Georgina poured water into a glass and handed it to the young woman, Madeline. When she’d arrived back at Bristol Hospital asking Nurse Catherine for work, the woman hadn’t hesitated. She’d even found a home and lot for Georgina.

“Here, sit up.” Georgina gently guided the woman forward and held the drink to her lips.

The woman took several sips before settling back into the bed. “You are an angel, Miss Wilcox.”

Georgina winced. “I’m no angel.”

I’m just a woman, flawed and imperfect.

“Are you Eve?”

Adam’s taunting whisper curled around her brain, the memory of their first meeting as clear as a clean Bristol sky.

“Miss, are you all right?”

She gave her head a clearing shake. “Forgive me,” she said. “I’m fine.”

“Miss Wilcox?”

Georgina jumped at the unexpected intrusion and she scrambled to her feet. “Yes?”

The young maid, Jane, smiled. “Nurse Catherine has requested your presence in her office.”

Her heart raced. Georgina lived in constant fear that one day Catherine would find Georgina guilty for the crimes of her father and toss her from Bristol Hospital. Then Georgina would be well and truly lost.

Jane cleared her throat and Georgina started. “She just said it was an urgent matter, miss.”

Oh God, an urgent matter. While Georgina made the long trek to Nurse Catherine’s office, she told herself it could be anything or nothing at all but the worst possible scenarios played out in her head.

The young maid scurried off.

Georgina leaned against the wall and closed her eyes, willing away memories of Adam though they refused to stay buried. He was everywhere.

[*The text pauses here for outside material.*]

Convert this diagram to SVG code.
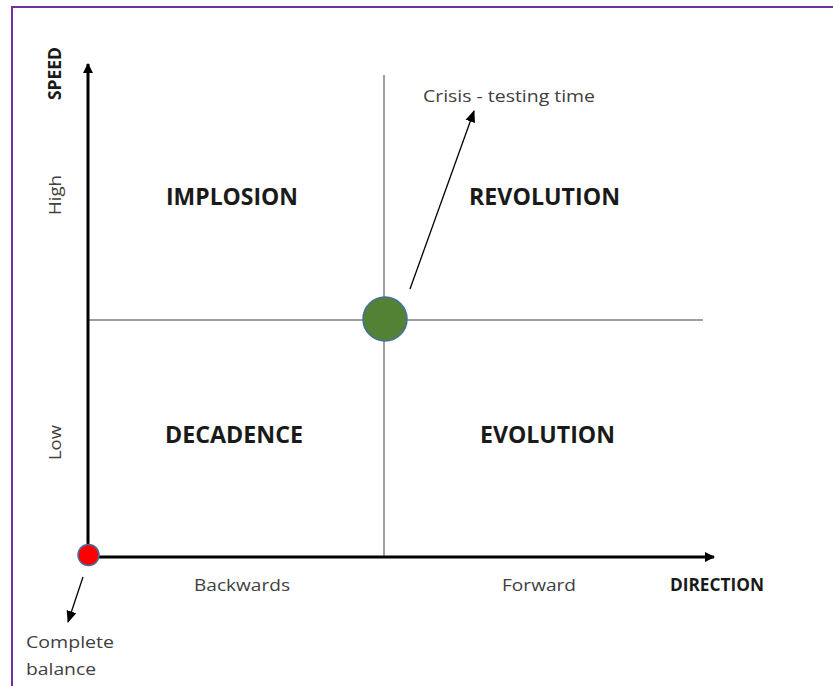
<svg xmlns="http://www.w3.org/2000/svg" width="833" height="686" viewBox="0 0 833 686">
<defs>
<style>
.t{font-family:"Open Sans","Liberation Sans",sans-serif;fill:#404040;font-size:16px}
.b{font-family:"Open Sans","Liberation Sans",sans-serif;fill:#1a1a1a;font-weight:bold;font-size:23px}
.thin{stroke:#7f7f7f;stroke-width:1.5;fill:none}
.axis{stroke:#000;stroke-width:3;fill:none}
.ptr{stroke:#000;stroke-width:1.3;fill:none}
</style>
<marker id="ah" markerWidth="10" markerHeight="10" refX="9" refY="5" orient="auto" markerUnits="userSpaceOnUse" viewBox="0 0 10 10">
<path d="M0,0 L10,5 L0,10 Z" fill="#000"/>
</marker>
<marker id="ahs" markerWidth="12" markerHeight="12" refX="11" refY="6" orient="auto" markerUnits="userSpaceOnUse" viewBox="0 0 12 12">
<path d="M0,1 L12,6 L0,11 Z" fill="#000"/>
</marker>
</defs>
<rect x="0" y="0" width="833" height="686" fill="#fff"/>
<rect x="12" y="7" width="840" height="700" fill="none" stroke="#7030a0" stroke-width="2"/>
<g id="connectors">
<line class="thin" x1="384" y1="75" x2="384" y2="557"/>
<line class="thin" x1="87" y1="320" x2="703" y2="320"/>
<line class="axis" x1="88" y1="557" x2="88" y2="64" marker-end="url(#ah)"/>
<line class="axis" x1="88" y1="557" x2="714" y2="557" marker-end="url(#ah)"/>
<line class="ptr" x1="410" y1="289" x2="474" y2="111" marker-end="url(#ahs)"/>
<line class="ptr" x1="83" y1="577" x2="68" y2="622" marker-end="url(#ahs)"/>
</g>
<g id="node-center"><circle cx="385" cy="319" r="22" fill="#548235" stroke="#41719c" stroke-width="1.5"/></g>
<g id="node-origin"><circle cx="88.5" cy="555" r="10.5" fill="#ff0000" stroke="#41719c" stroke-width="1.5"/></g>
<g id="labels">
<text class="b" x="166" y="205" textLength="132" lengthAdjust="spacingAndGlyphs">IMPLOSION</text>
<text class="b" x="469" y="205" textLength="151" lengthAdjust="spacingAndGlyphs">REVOLUTION</text>
<text class="b" x="165" y="443" textLength="138" lengthAdjust="spacingAndGlyphs">DECADENCE</text>
<text class="b" x="480" y="443" textLength="135" lengthAdjust="spacingAndGlyphs">EVOLUTION</text>
<text class="t" x="423" y="102" textLength="172" lengthAdjust="spacingAndGlyphs">Crisis - testing time</text>
<text class="t" x="194" y="591" textLength="96" lengthAdjust="spacingAndGlyphs">Backwards</text>
<text class="t" x="502" y="591" textLength="74" lengthAdjust="spacingAndGlyphs">Forward</text>
<text class="b" x="670" y="591" style="font-size:18px" textLength="94" lengthAdjust="spacingAndGlyphs">DIRECTION</text>
<text class="t" x="26" y="648" textLength="88" lengthAdjust="spacingAndGlyphs">Complete</text>
<text class="t" x="26" y="675" textLength="70" lengthAdjust="spacingAndGlyphs">balance</text>
<text class="b" transform="translate(61,100) rotate(-90)" style="font-size:18px" textLength="53" lengthAdjust="spacingAndGlyphs">SPEED</text>
<text class="t" transform="translate(61,215) rotate(-90)" textLength="40" lengthAdjust="spacingAndGlyphs">High</text>
<text class="t" transform="translate(61,460) rotate(-90)" textLength="35" lengthAdjust="spacingAndGlyphs">Low</text>
</g>
</svg>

There was no escaping him.

She knocked on the door.

“Enter,” the woman called.

Georgina opened the door, but hesitated at the threshold. “You wished to see me?”

She gestured her forward. “My dear, there is someone who requested an audience with you.”

She furrowed her brow. The only people who would ever have a need for her were Father and Jamie—and they were both dead.

“Hello, Georgina.” That deep baritone that haunted both her dreams and nightmares filled the room.

She spun around and her hand flew to her breast.

Adam!

In her darkest moments she imagined he’d forgotten about her. She’d tortured herself with the truth—he’d surely not thought of her. Only he was here now. Her mind went blank and she searched for words. “Adam.” Why are you here?

An indecipherable look passed over her face.

Odd, she should know him so very well and yet he may as well be carved from stone for the stiffness to him. She wet her lips. “Why you here?” Then a niggling of fear pebbled in her belly. Gooseflesh dotted her skin at the sickening possibility that he’d come for no other reason than to retrieve her, to bring her to justice, to…She took a step back, toward the door.

He stretched a hand out. “Don’t go,” he said hoarsely. “Please.”

Please. This man who’d endured countless days of torture at her father and Jamie’s hands had never pleaded once. Now he would beg her. To what end?

Georgina nodded once.

“May I speak to my wife alone?” he said quietly.

Georgina’s lips twisted. “I’m not your wife.” He’d not wanted her. She hated the inherent weakness in her that the pain of his betrayal should still ravage her heart.

He closed the distance between them. He stopped a hair’s breadth apart from her. “You are my wife and I’d like to speak to you alone.”

Catherine interjected. “If Georgina will not speak to you, I will have to insist you leave, sir. I merely allowed this extraordinary meeting because I believed you were her husband. However—”

“I’ll speak to him,” Georgina said. She looked back to Adam. “I’ll speak to you, but when you are finished you must leave.”